この言葉を否定するためにこの小説はある。

人に「i」という小説を読んでいる、と話したらそれってどのアイ?と聞かれた。
表記上はアルファベットのアイだけど、、、とかいってはっきり答えられなかった。
多義的なようにも、本質的には一つに意味を絞れるような気もする。

主人公の名前はワイルド曽田アイ。
シリアに生まれ、アメリカ人と日本人の裕福な夫婦に養子として引き取られたアイは、いつも自分の境遇に引け目を感じていた。黒いノートに書き留めた、世界中で死にゆく人びとの数は増えていく一方で、自分はのうのうと生きながらえている。たまたま選ばれた、選ばれなかった、それはなぜなのか。逃げ道の見えない罪悪感に苛まれ、血のつながりのある家族、という基盤をもたない彼女は自分が置かれた環境にどのように根付いていけばいいのかわからなかった。そんなアイがいくつかの出会いと関わりを経て、
「私はここよ。」
そう言えるまでの過程に終始する。


ところで私は、「かわいそう」という言葉が嫌いだった。

その言葉を聞くたびに勝手に哀れまれて不憫だなと思った。その言葉を言う人は、無意識に自分は「かわいそう」なことにはならないとたかをくくっているんだろうと思っていたし、言われる側だってお前に何がわかる、と感じるだろうなとも思っていた。たぶんこれは、アイが悩まされたのと同じように私は、他人の悲劇に心を痛めることに資格や権利を無意識に存在させていたのだと思う。
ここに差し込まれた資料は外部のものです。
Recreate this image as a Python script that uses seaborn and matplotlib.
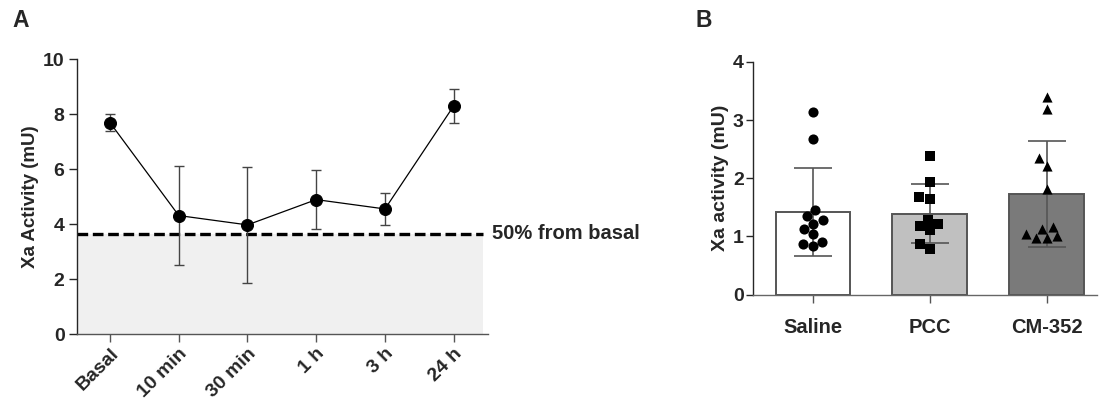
import numpy as np
import pandas as pd
import matplotlib
matplotlib.use('Agg')
import matplotlib.pyplot as plt
import seaborn as sns

sns.set_style('ticks')
plt.rcParams['font.family'] = ['Liberation Sans', 'DejaVu Sans']
plt.rcParams['font.weight'] = 'bold'

# panel A: Xa activity over time (mean +/- SD)
timepoints = ['Basal', '10 min', '30 min', '1 h', '3 h', '24 h']
xa_mean = [7.69, 4.31, 3.97, 4.89, 4.55, 8.30]
xa_sd = [0.31, 1.79, 2.12, 1.06, 0.58, 0.62]
half_basal = 3.64

# panel B: individual animals per treatment
groups = ['Saline', 'PCC', 'CM-352']
saline_vals = [3.14, 2.67, 1.46, 1.36, 1.29, 1.22, 1.13, 1.04, 0.91, 0.87, 0.83]
pcc_vals = [2.39, 1.94, 1.64, 1.67, 1.22, 1.29, 1.11, 1.18, 0.87, 0.79]
cm352_vals = [3.40, 3.19, 2.21, 2.34, 1.82, 1.13, 0.97, 1.05, 1.17, 0.98, 1.01]
group_mean = [1.42, 1.39, 1.73]
group_sd = [0.755, 0.505, 0.91]

bar_colors = ['white', '#c0c0c0', '#7a7a7a']
markers = ['o', 's', '^']

fig = plt.figure(figsize=(10.99, 4.03), dpi=100)
axA = fig.add_axes([0.0701, 0.1712, 0.374, 0.682])
axB = fig.add_axes([0.6855, 0.2687, 0.3125, 0.578])

# ---- panel A
axA.axhspan(0, half_basal, xmin=0, xmax=0.987, color='#f0f0f0', lw=0, zorder=0)
axA.axhline(half_basal, xmin=0, xmax=0.987, color='black', lw=2.4,
            dashes=(3.2, 1.4), zorder=1)
sns.lineplot(x=timepoints, y=xa_mean, sort=False, color='black', lw=0.9,
             marker='o', markersize=8.6, markeredgecolor='black', ax=axA, zorder=4)
axA.errorbar(timepoints, xa_mean, yerr=xa_sd, fmt='none', ecolor='#444444',
             elinewidth=1.0, capsize=3.6, capthick=1.0, zorder=3)
axA.set_xlim(-0.48, 5.5)
axA.set_ylim(0, 10)
axA.set_yticks([0, 2, 4, 6, 8, 10])
axA.set_ylabel('Xa Activity (mU)', fontsize=13.5, fontweight='bold', labelpad=3)
axA.set_xlabel('')
axA.tick_params(axis='y', length=6, width=1, pad=3, labelsize=14)
axA.tick_params(axis='x', length=6, width=1, color='#555555', pad=2, labelsize=14)
plt.setp(axA.get_xticklabels(), rotation=45, ha='right', rotation_mode='anchor',
         fontweight='bold')
plt.setp(axA.get_yticklabels(), fontweight='bold')
axA.text(5.56, half_basal, '50% from basal', fontsize=14.5, fontweight='bold',
         va='center', ha='left', clip_on=False)
sns.despine(ax=axA)
axA.spines['left'].set_linewidth(1.0)
axA.spines['bottom'].set_linewidth(1.0)
axA.spines['bottom'].set_color('#555555')

# ---- panel B
bar_df = pd.DataFrame({'group': groups, 'mean': group_mean, 'sd': group_sd})
sns.barplot(data=bar_df, x='group', y='mean', order=groups, palette=bar_colors,
            hue='group', legend=False, width=0.64, edgecolor='#555555',
            linewidth=1.4, ax=axB, zorder=1)
axB.errorbar(groups, group_mean, yerr=group_sd, fmt='none', ecolor='#555555',
             elinewidth=1.2, capsize=13.5, capthick=1.2, zorder=3)
for grp, vals, mk in zip(groups, [saline_vals, pcc_vals, cm352_vals], markers):
    pts = pd.DataFrame({'group': grp, 'value': vals})
    sns.swarmplot(data=pts, x='group', y='value', order=groups, marker=mk,
                  color='black', size=7.3, ax=axB, zorder=5)
axB.set_xlim(-0.51, 2.43)
axB.set_ylim(0, 4)
axB.set_yticks([0, 1, 2, 3, 4])
axB.set_xlabel('')
axB.set_ylabel('Xa activity (mU)', fontsize=14, fontweight='bold', labelpad=3)
axB.tick_params(axis='y', length=5, width=1, pad=2, labelsize=14)
axB.tick_params(axis='x', length=6, width=1, color='#555555', pad=11, labelsize=14.5)
plt.setp(axB.get_xticklabels(), fontweight='bold')
plt.setp(axB.get_yticklabels(), fontweight='bold')
sns.despine(ax=axB)
axB.spines['left'].set_linewidth(1.0)
axB.spines['bottom'].set_linewidth(1.0)
axB.spines['bottom'].set_color('#666666')

fig.text(0.019, 0.95, 'A', fontsize=16.5, fontweight='bold', ha='center', va='center')
fig.text(0.64, 0.949, 'B', fontsize=16.5, fontweight='bold', ha='center', va='center')

fig.savefig('out.png', dpi=100)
でもこの本を読み終えて、そんなものは別に必要なくて、「自分の幸せを願う気持ちと、この世界の誰かを思いやる気持ちは矛盾しない」ことを知って、なんだか道が開けたような気がした。(ただ、そういった矛盾を感じられるような人は、えてして相手を知ろうとしているだろうとは思っている)
そもそも私は自分が哀れまれることに対して、下に見られている、と思っている節があった。私がそう思うのは勝手だが、同時に「哀れむ」ことや「かわいそう」に思うことはそれぞれの独立した自発的な感情であって、何かにそう思わされたり、それ自体に正しさが存在したりするわけじゃないことをやっと理解できた気がする。
それからそうやって自分の感情を自分のものとして認めてあげることが、物語の一つのテーマであるアイデンティティの確立、というのにつながるのかなとも思った。 誰かを思いやる自分の気持ちを自分で保証できるならそれは愛だと、そう思う。

なにが言いたいかよくわからなくなってきたが一番思ったのは友達って大事だなってことでした。ここにきてペラペラの感想で終わることを許してください。許します。